The professional writers who participated in the survey provided detailed descriptions of their experience and also reported on hallucination-proneness, inner speech, and imaginary companions. This is probably why some suggest that writers are somehow different or special as their imaginations are more “powerful” and “vivid.” Yet, the Durham University researchers show that there are also a significant minority of writers who do not experience their characters having agency. Thus, there’s a degree of variation in the said theories.

 

 

Professional writers and authors

In 2011, there were over 40.93 thousand writers and authors working in the US and it grew to 45.86 thousand in 2019. This is according to database company Statista. Several changes occurred for employees in the sector over the last few years. The survey, though, did not include self-employed workers. The majority of the professional US writers also said they pursue other writing-related activities on top of their book writing work to earn money.

Meanwhile, the US Bureau of Labor Statistics’ Occupational Outlook Handbook, indicates that the median pay for writers and authors in the US is $63,200 per year or $30.39 per hour and their typical entry-level education is Bachelor’s degree. In the same year, JK Rowling topped the ranking of the world’s highest-earning authors with an income of $92 million. Rowling is best known for her literary series the Harry Potter. On her official website, Joanne Rowling said she grew up surrounded by books and she conceived the idea of Harry Potter while sitting on a delayed train to London King’s Cross.

 

 

Inner speech and agency of characters

Foxwell believes that inner speech - inner dialogue or monologue that most people have when they think verbally- may help explain why writers experience their characters. When people are strong visual thinkers, they think by seeing the pictures in their head, like watching a movie. Verbal thinkers, on the other hand, process information like talking to oneself. They think with words and their thoughts are like sentences they hear.

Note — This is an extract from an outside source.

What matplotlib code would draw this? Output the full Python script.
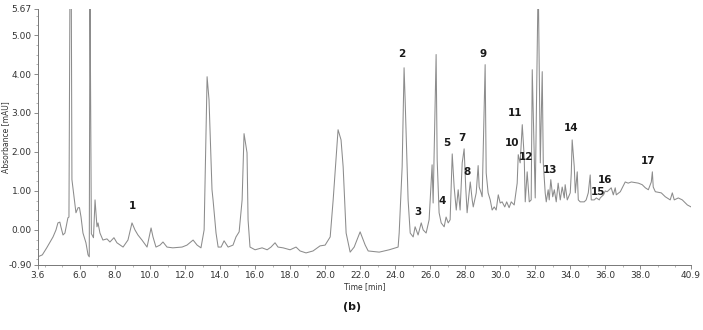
import numpy as np
import matplotlib
matplotlib.use("Agg")
import matplotlib.pyplot as plt
from matplotlib.ticker import MultipleLocator

# chromatogram trace: time (min) and absorbance (mAU)
time = [3.60, 3.85, 4.10, 4.46, 4.63, 4.74, 4.85, 4.91, 5.03, 5.14, 5.31, 5.37,
        5.43, 5.50, 5.54, 5.66, 5.77, 5.89, 5.97, 6.06, 6.17, 6.34, 6.46, 6.53,
        6.57, 6.65, 6.69, 6.77, 6.86, 6.97, 7.03, 7.14, 7.31, 7.54, 7.71, 7.94,
        8.11, 8.46, 8.74, 8.97, 9.14, 9.31, 9.54, 9.83, 10.06, 10.17, 10.34,
        10.57, 10.74, 10.97, 11.30, 11.83, 12.11, 12.46, 12.69, 12.91, 13.09,
        13.26, 13.37, 13.54, 13.60, 13.77, 13.89, 14.06, 14.23, 14.46, 14.74,
        14.91, 15.09, 15.26, 15.37, 15.54, 15.60, 15.71, 16.00, 16.40, 16.69,
        16.91, 17.14, 17.31, 17.60, 18.00, 18.34, 18.57, 18.91, 19.31, 19.71,
        20.00, 20.29, 20.46, 20.74, 20.91, 21.03, 21.20, 21.43, 21.66, 22.00,
        22.29, 22.46, 23.09, 23.66, 24.17, 24.23, 24.40, 24.51, 24.57, 24.74,
        24.86, 25.03, 25.14, 25.31, 25.49, 25.60, 25.77, 25.94, 26.11, 26.17,
        26.34, 26.40, 26.51, 26.63, 26.80, 26.91, 27.03, 27.14, 27.26, 27.37,
        27.49, 27.60, 27.71, 27.83, 27.94, 28.03, 28.11, 28.29, 28.40, 28.46,
        28.63, 28.74, 28.80, 28.91, 28.97, 29.14, 29.20, 29.31, 29.43, 29.54,
        29.66, 29.77, 29.89, 30.00, 30.11, 30.26, 30.37, 30.51, 30.63, 30.80,
        30.97, 31.03, 31.14, 31.26, 31.37, 31.43, 31.54, 31.66, 31.77, 31.83,
        32.00, 32.17, 32.29, 32.40, 32.46, 32.57, 32.63, 32.74, 32.80, 32.89,
        33.00, 33.09, 33.20, 33.31, 33.43, 33.54, 33.66, 33.71, 33.83, 34.00,
        34.06, 34.11, 34.23, 34.29, 34.40, 34.46, 34.57, 34.80, 34.91, 35.03,
        35.14, 35.20, 35.37, 35.49, 35.66, 35.71, 35.90, 36.00, 36.11, 36.34,
        36.46, 36.57, 36.63, 36.86, 37.14, 37.31, 37.49, 37.89, 38.11, 38.29,
        38.46, 38.63, 38.69, 38.74, 38.86, 39.20, 39.43, 39.71, 39.83, 39.94,
        40.17, 40.40, 40.69, 40.90]
absorbance = [-0.69, -0.64, -0.46, -0.18, 0.00, 0.18, 0.20, 0.08, -0.13, -0.08, 0.31, 0.33,
              6.50, 6.50, 1.29, 0.85, 0.44, 0.57, 0.57, 0.33, -0.08, -0.33, -0.64, -0.69,
              6.50, -0.10, -0.13, -0.20, 0.77, 0.08, 0.18, -0.08, -0.26, -0.23, -0.31, -0.20,
              -0.33, -0.44, -0.26, 0.18, 0.00, -0.13, -0.26, -0.44, 0.05, -0.18, -0.44,
              -0.39, -0.31, -0.44, -0.46, -0.44, -0.39, -0.26, -0.39, -0.46, 0.00,
              3.93, 3.34, 1.03, 0.77, -0.08, -0.44, -0.44, -0.28, -0.44, -0.39,
              -0.18, -0.05, 0.77, 2.47, 1.98, 0.26, -0.44, -0.51, -0.46, -0.51,
              -0.44, -0.33, -0.44, -0.46, -0.51, -0.44, -0.54, -0.59, -0.54, -0.41,
              -0.39, -0.18, 0.77, 2.57, 2.31, 1.62, -0.08, -0.57, -0.44, -0.05,
              -0.39, -0.54, -0.57, -0.51, -0.44, -0.08, 1.62, 4.16, 3.34, 0.77,
              -0.08, -0.18, 0.08, -0.13, 0.18, 0.00, -0.08, 0.26, 1.67, 0.69,
              4.50, 1.80, 0.44, 0.18, 0.08, 0.33, 0.18, 0.26, 1.95, 1.10,
              0.51, 1.03, 0.51, 1.72, 2.08, 1.10, 0.44, 1.23, 0.77, 0.59,
              0.95, 1.65, 1.10, 0.95, 0.85, 4.24, 1.46, 0.95, 0.77, 0.51,
              0.59, 0.51, 0.90, 0.69, 0.72, 0.59, 0.72, 0.57, 0.72, 0.64,
              1.20, 1.93, 1.72, 2.70, 1.88, 0.72, 1.49, 0.72, 0.77, 4.11,
              0.82, 6.50, 1.72, 4.06, 1.72, 0.95, 0.72, 1.03, 0.77, 1.29,
              0.85, 1.03, 0.72, 1.20, 0.77, 1.10, 0.82, 1.16, 0.77, 0.95,
              1.46, 2.31, 1.62, 0.95, 1.49, 0.77, 0.72, 0.72, 0.77, 0.95,
              1.41, 0.77, 0.77, 0.82, 0.77, 0.82, 0.90, 1.00, 0.98, 1.08,
              0.90, 1.08, 0.90, 0.98, 1.23, 1.20, 1.23, 1.20, 1.16, 1.08,
              1.03, 1.23, 1.49, 1.10, 0.98, 0.95, 0.85, 0.77, 0.95, 0.77,
              0.82, 0.77, 0.64, 0.59]

# peak numbers and where their labels sit
peak_labels = ["1", "2", "3", "4", "5", "7", "8", "9", "10", "11", "12",
               "13", "14", "15", "16", "17"]
label_t = [8.97, 24.40, 25.31, 26.69, 26.97, 27.83, 28.11, 29.03, 30.69, 30.86,
           31.49, 32.86, 34.06, 35.60, 36.00, 38.46]
label_v = [0.62, 4.52, 0.46, 0.75, 2.24, 2.37, 1.49, 4.52, 2.24, 3.01,
           1.88, 1.54, 2.62, 0.98, 1.29, 1.77]

x_ticks = [3.6, 6.0, 8.0, 10.0, 12.0, 14.0, 16.0, 18.0, 20.0, 22.0, 24.0,
           26.0, 28.0, 30.0, 32.0, 34.0, 36.0, 38.0, 40.9]
y_ticks = [-0.90, 0.00, 1.00, 2.00, 3.00, 4.00, 5.00, 5.67]

fig = plt.figure(figsize=(7.03, 3.30), dpi=100)
ax = fig.add_axes([0.054, 0.197, 0.929, 0.776])

ax.plot(time, absorbance, color='#8c8c8c', lw=0.75)

for lab, t, v in zip(peak_labels, label_t, label_v):
    ax.text(t, v, lab, ha='center', va='center', fontsize=7.5,
            fontweight='bold', color='#1a1a1a')

ax.set_xlim(3.6, 40.9)
ax.set_ylim(-0.90, 5.67)
ax.set_xticks(x_ticks)
ax.set_xticklabels([f"{t:.1f}" for t in x_ticks])
ax.set_yticks(y_ticks)
ax.set_yticklabels([f"{v:.2f}" for v in y_ticks])
ax.xaxis.set_minor_locator(MultipleLocator(1.0))
ax.yaxis.set_minor_locator(MultipleLocator(0.25))
ax.tick_params(axis='both', which='major', labelsize=6.5, length=3,
               width=0.6, color='#777777', labelcolor='#333333', pad=1.5)
ax.tick_params(axis='both', which='minor', length=1.5, width=0.5, color='#999999')

for side in ['top', 'right']:
    ax.spines[side].set_visible(False)
for side in ['left', 'bottom']:
    ax.spines[side].set_color('#777777')
    ax.spines[side].set_linewidth(0.7)

ax.set_xlabel('Time [min]', fontsize=5.5, color='#333333', labelpad=1)
ax.set_ylabel('Absorbance [mAU]', fontsize=5.5, color='#333333')
ax.yaxis.set_label_coords(-0.043, 0.5)

fig.text(0.501, 0.07, '(b)', ha='center', va='center', fontsize=8,
         fontweight='bold', color='#1a1a1a')

fig.savefig('out.png', dpi=100)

Some people are barely conscious of their inner speech but some are aware of it most of the time. This is why others can imagine the voices of other people. For example, they can think of how one will likely respond to the news they are about to give and it’s often intuitive or immediate when they know that person well, such as a family member or a friend.

The researchers added that most of us, even nonwriters, can have agentive or independent “characters” and we can hear these characters’ voices. The difference is that their identities are the same as that of the people that we know in the real world. “It’s like when you see a dress in a shop window and you hear your mum’s voice saying ‘it won’t wash [well]’ in your mind.” In the writer’s inner speech, they compare hearing their fictional characters to other people.

So, perhaps the question should not be how writers have these experiences of independent fictional characters but why the agency of characters is more noticeable in them.

 

 

Imaginings of real people vs. how characters develop over time

On the contrary, the researchers see a contrast that arises based on how fictional characters develop. During the initial stages, for instance, the writer consciously decides what the characters say and do but after a certain point of the writing process, the authors’ familiarity with the character offers them an intuitive or immediate sense of what the characters would say or do.

Nevertheless, the writers who reported that their fictional characters exhibit agency also often explicitly or implicitly affirmed that they knew their characters were imaginary, aside from non-fiction writers. It’s just that such awareness did not prevent them from experiencing the character’s agency from happening.

Character development is important in fiction writing. To others, it may sound both exciting and a bit cringy to write a content where characters can emerge and take over the story development but regardless of what kind of writers the authors are, their characters can make or break a novel.